## [Instruction]
Leave out the pictures, and retype only the lines from the beginning of the material through the line that contains "Chart.register(...registerables);", including both.

## [Collected data]
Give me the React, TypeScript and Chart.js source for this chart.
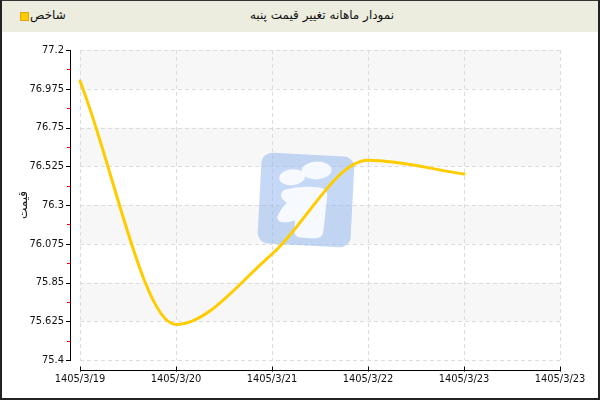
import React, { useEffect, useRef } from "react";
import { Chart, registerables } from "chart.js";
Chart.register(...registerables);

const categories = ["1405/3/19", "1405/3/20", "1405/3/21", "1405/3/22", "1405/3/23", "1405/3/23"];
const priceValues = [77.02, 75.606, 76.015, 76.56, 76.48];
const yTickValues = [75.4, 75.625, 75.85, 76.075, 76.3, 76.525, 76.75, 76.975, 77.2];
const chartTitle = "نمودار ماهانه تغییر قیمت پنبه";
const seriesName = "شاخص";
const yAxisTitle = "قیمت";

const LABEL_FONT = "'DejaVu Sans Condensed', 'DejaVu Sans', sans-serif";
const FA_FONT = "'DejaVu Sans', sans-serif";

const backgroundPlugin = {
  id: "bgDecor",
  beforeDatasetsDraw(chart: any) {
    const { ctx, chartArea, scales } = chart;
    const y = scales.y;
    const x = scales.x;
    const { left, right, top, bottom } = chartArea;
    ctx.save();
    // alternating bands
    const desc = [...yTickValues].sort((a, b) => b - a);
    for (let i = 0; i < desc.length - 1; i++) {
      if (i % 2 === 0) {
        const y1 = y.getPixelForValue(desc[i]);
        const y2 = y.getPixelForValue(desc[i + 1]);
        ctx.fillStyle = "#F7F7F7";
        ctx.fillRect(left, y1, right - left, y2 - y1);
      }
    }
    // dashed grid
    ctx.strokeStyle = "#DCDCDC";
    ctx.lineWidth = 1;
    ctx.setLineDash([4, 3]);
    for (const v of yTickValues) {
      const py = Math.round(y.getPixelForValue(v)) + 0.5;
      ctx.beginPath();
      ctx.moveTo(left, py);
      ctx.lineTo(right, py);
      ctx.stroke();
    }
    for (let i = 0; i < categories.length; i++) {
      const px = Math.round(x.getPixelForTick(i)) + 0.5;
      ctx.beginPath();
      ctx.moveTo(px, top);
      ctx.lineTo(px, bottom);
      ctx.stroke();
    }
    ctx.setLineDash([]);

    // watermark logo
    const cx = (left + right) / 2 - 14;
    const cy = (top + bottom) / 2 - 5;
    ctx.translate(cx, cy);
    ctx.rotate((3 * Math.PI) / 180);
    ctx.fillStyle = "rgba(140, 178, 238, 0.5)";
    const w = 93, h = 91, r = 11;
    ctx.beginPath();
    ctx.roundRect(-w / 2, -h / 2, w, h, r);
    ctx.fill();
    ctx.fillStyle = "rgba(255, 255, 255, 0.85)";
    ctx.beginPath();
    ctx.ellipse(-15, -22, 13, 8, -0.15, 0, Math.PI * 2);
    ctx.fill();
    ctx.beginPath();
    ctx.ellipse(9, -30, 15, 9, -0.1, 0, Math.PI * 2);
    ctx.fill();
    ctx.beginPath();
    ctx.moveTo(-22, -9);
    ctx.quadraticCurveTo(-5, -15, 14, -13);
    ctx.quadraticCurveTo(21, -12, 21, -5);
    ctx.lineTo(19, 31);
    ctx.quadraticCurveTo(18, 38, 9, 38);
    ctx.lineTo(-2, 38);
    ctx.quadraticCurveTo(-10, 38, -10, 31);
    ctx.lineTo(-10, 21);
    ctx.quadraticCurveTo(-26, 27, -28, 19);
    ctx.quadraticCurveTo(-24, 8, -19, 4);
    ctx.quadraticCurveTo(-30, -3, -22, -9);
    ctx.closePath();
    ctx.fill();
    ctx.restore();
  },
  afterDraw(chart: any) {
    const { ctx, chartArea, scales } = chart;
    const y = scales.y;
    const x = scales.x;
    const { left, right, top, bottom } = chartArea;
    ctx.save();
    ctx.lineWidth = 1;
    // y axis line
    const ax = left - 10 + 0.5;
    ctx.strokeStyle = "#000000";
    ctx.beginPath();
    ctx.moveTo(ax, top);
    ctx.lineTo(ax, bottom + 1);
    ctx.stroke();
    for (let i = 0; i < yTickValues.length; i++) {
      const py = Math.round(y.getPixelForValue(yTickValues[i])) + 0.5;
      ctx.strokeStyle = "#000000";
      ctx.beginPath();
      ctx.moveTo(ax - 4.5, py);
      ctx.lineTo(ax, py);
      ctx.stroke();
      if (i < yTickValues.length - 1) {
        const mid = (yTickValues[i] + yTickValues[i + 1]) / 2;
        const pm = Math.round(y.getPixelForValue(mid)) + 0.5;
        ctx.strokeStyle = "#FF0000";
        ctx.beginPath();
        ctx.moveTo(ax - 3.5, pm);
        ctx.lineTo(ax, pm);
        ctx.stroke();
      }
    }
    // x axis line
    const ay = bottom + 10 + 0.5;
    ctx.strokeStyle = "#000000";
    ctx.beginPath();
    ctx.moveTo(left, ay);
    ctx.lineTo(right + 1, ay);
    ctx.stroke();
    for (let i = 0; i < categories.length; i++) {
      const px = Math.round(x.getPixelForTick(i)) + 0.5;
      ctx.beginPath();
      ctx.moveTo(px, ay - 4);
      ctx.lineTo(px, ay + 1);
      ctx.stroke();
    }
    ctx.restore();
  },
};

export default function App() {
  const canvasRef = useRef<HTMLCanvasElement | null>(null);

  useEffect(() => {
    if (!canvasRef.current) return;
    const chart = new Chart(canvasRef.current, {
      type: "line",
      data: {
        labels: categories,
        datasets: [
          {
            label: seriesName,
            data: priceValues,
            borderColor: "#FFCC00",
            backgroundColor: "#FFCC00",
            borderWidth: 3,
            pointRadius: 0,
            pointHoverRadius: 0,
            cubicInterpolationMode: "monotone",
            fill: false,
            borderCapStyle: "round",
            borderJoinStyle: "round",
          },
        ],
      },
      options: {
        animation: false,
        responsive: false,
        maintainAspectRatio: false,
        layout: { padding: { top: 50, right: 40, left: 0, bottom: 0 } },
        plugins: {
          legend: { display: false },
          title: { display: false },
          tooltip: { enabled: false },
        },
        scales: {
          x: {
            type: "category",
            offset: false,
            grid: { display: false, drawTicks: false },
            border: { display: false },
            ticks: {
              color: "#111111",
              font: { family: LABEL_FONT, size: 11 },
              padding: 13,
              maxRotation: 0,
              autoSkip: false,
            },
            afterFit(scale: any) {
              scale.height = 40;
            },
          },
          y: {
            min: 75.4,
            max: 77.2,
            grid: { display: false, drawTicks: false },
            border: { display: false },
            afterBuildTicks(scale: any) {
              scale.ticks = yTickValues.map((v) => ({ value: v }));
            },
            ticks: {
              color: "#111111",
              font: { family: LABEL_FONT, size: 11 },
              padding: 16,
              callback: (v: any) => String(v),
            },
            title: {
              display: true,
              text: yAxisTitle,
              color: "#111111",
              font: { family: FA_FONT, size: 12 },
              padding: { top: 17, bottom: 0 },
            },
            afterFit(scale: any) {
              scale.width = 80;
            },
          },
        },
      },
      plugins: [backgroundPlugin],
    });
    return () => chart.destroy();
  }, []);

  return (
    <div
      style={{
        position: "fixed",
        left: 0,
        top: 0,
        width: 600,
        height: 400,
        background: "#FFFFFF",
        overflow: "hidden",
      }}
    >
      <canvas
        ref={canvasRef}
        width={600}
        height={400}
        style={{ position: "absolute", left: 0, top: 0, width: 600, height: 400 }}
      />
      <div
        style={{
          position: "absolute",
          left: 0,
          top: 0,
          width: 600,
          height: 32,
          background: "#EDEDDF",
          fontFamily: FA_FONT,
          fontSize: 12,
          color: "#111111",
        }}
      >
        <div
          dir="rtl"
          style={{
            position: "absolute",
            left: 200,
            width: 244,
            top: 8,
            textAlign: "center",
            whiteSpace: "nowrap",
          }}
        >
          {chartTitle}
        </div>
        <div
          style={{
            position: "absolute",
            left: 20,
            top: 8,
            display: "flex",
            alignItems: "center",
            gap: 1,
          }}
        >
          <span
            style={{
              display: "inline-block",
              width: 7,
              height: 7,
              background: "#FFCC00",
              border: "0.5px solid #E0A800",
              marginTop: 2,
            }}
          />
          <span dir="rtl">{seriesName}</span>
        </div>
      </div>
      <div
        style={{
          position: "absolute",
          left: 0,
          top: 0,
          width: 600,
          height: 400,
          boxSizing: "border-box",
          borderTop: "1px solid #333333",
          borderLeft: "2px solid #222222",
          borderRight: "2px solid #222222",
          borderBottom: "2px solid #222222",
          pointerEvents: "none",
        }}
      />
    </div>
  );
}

## [The solution]
Give me the React, TypeScript and Chart.js source for this chart.
import React, { useEffect, useRef } from "react";
import { Chart, registerables } from "chart.js";
Chart.register(...registerables);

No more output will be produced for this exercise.